Do you know the url for the satellite image itself that they are using? Before they apply the sea ice concentration algorithm. I'm not seeing anything at this resolution at Jaxa AMSR.

I don't know any other data. But I have just read the introduction of Spreen et al 2008, where they are calculating ice concentration data from swath data and thereafter interpolated into the desired geographical grid. Those results from swath data are compared with calculations on Level 3 gridded brighness temperatures from NSIDC.

I short: what you are looking for may not exist.

Espen Olsen

Repost from Forum:

IJIS:

11,801,094 km2 (May 29, 2013)
+ 4,063 km2 May 28,
+ 329,766 km2 more than 2000s average,
and 101,031 km2 less than 1990s average.

Wipneus

I forgot to mention:

The ASMR2 maps from May 11-14 are both missing from JAXA/IJIS and the Bremen websites. However these (from Hamburg) are present, and from the file times where updated at the times. This is consistent with something happening with the processing at JAXA while low level data still being made available.

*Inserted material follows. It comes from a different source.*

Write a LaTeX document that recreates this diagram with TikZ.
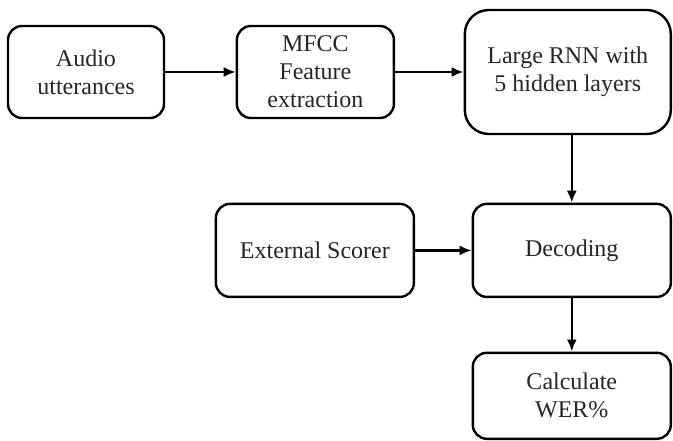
\documentclass[tikz,border=0pt]{standalone}
\usepackage{fontspec}
\setmainfont{Liberation Serif}
\usetikzlibrary{arrows.meta, positioning}

\begin{document}
\begin{tikzpicture}[
    >={Latex[length=12pt, width=10pt]},
    block/.style={rectangle, draw, rounded corners=14pt, line width=2.4pt,
        align=center, inner sep=0pt, text=black!85,
        font=\fontsize{24}{28}\selectfont,
        minimum width = 156pt, minimum height = 92pt},
    flow/.style={->, line width=2.6pt}
]

    \useasboundingbox (0,0) rectangle (673pt,-441pt);

    % Nodes ------------------------------------------------------

    \node[block] (audio) at (86pt,-72pt) {Audio\\utterances};
    \node[block, right=70.5pt of audio, minimum width=157pt] (mfcc) {MFCC\\Feature\\extraction};
    \node[block, right=68.5pt of mfcc, minimum width=206pt, minimum height=124pt,
        rounded corners=24pt] (rnn) {Large RNN with\\5 hidden layers};
    \node[block, below=67.5pt of rnn.south east, anchor=north east,
        minimum width=198pt, minimum height=93pt] (decode) {Decoding};
    \node[block, left=56.5pt of decode, minimum width=198pt, minimum height=93pt] (scorer) {External Scorer};
    \node[block, below=53.5pt of decode, minimum width=198pt, minimum height=86pt] (wer) {Calculate\\WER\%};

    % Arrows ---------------------------------------------------

    \draw [flow] (audio) -- (mfcc);
    \draw [flow] (mfcc) -- (rnn.west |- mfcc);
    \draw [flow] (decode.north |- rnn.south) -- (decode.north);
    \draw [flow] (scorer) -- (decode);
    \draw [flow] (decode) -- (wer);

\end{tikzpicture}
\end{document}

This in contrast with speculations that the spacecraft was in some safe mode for incoming solar flares.

Wipneus

A few extra commands:


# rotate so Greenland is south
sic<-rotate90.matrix(sic)
# create an array with three planes
# for R,G and B 0<=x<=1
png<-array(1,c(dim(sic),3))
# map 0-100 to 0-1 for grey's
png[,,1]<-png[,,2]<-png[,,3]<-sic/100
# mark land as brownish
for(i in 1:3)
png[,,i][sic==125]<-col2rgb("brown")[i]/255
#write the result
writePNG(png,paste(f,".png",sep=""))


Result:

https://sites.google.com/site/arctischepinguin/site/amsr2/data/Arc_20130526_res3.125_pyres.nc.png


File size 1.7 MB, ten times smaller than the jpg.

Is that getting useful?

Artful Dodger

A-Team wrote | May 29, 2013 at 16:35

"the neck of the goat's head got pushed by pack motion up against the core CAA multi-year ice over a ten period beginning on day 86 (27 Mar 13)."

Hi A-Team,

This is likely the very beginning of breakup. The date is near sunrise for this latitude. Have you compared the ASCAT images to MODIS?

If you want to delve further, perhaps contact the folks at NASA Icebridge. They flew four separate low level sorties over the Lincoln sea beginning on day 80. Flight tracks here:

http://www.nasa.gov/mission_pages/icebridge/multimedia/spr13/ARC_2013_flights_week6.html

Their sea ice thickness and concentration data is already(!) available for download online. They also had some human observers on-board their Lockheed P3C Orion research aircraft, so you may get some anecdotal evidence too.

BTW, there's an entire thread on this topic over at the ASI Forum (the very first thread opened ;^)

Forum user 'Hunter' is a member of the NASA Icebridge team and contributed many visually stunning images from the flights in near real time. This image was taken over the Lincoln sea during the North Pole transect mission on March 21 (this is the joint calibration mission with Cryosat2 overhead simultaneously). Hunter posted the image on the Forum on March 22, 2013 (login required to see forum images).

http://forum.arctic-sea-ice.net/index.php?action=dlattach;topic=3.0;attach=789;image

Already, Arcticio has downloaded and processed the March 2013 Icebridge data. His thickness plot is also published on the forum here Again, you'll need to login to see Forum images.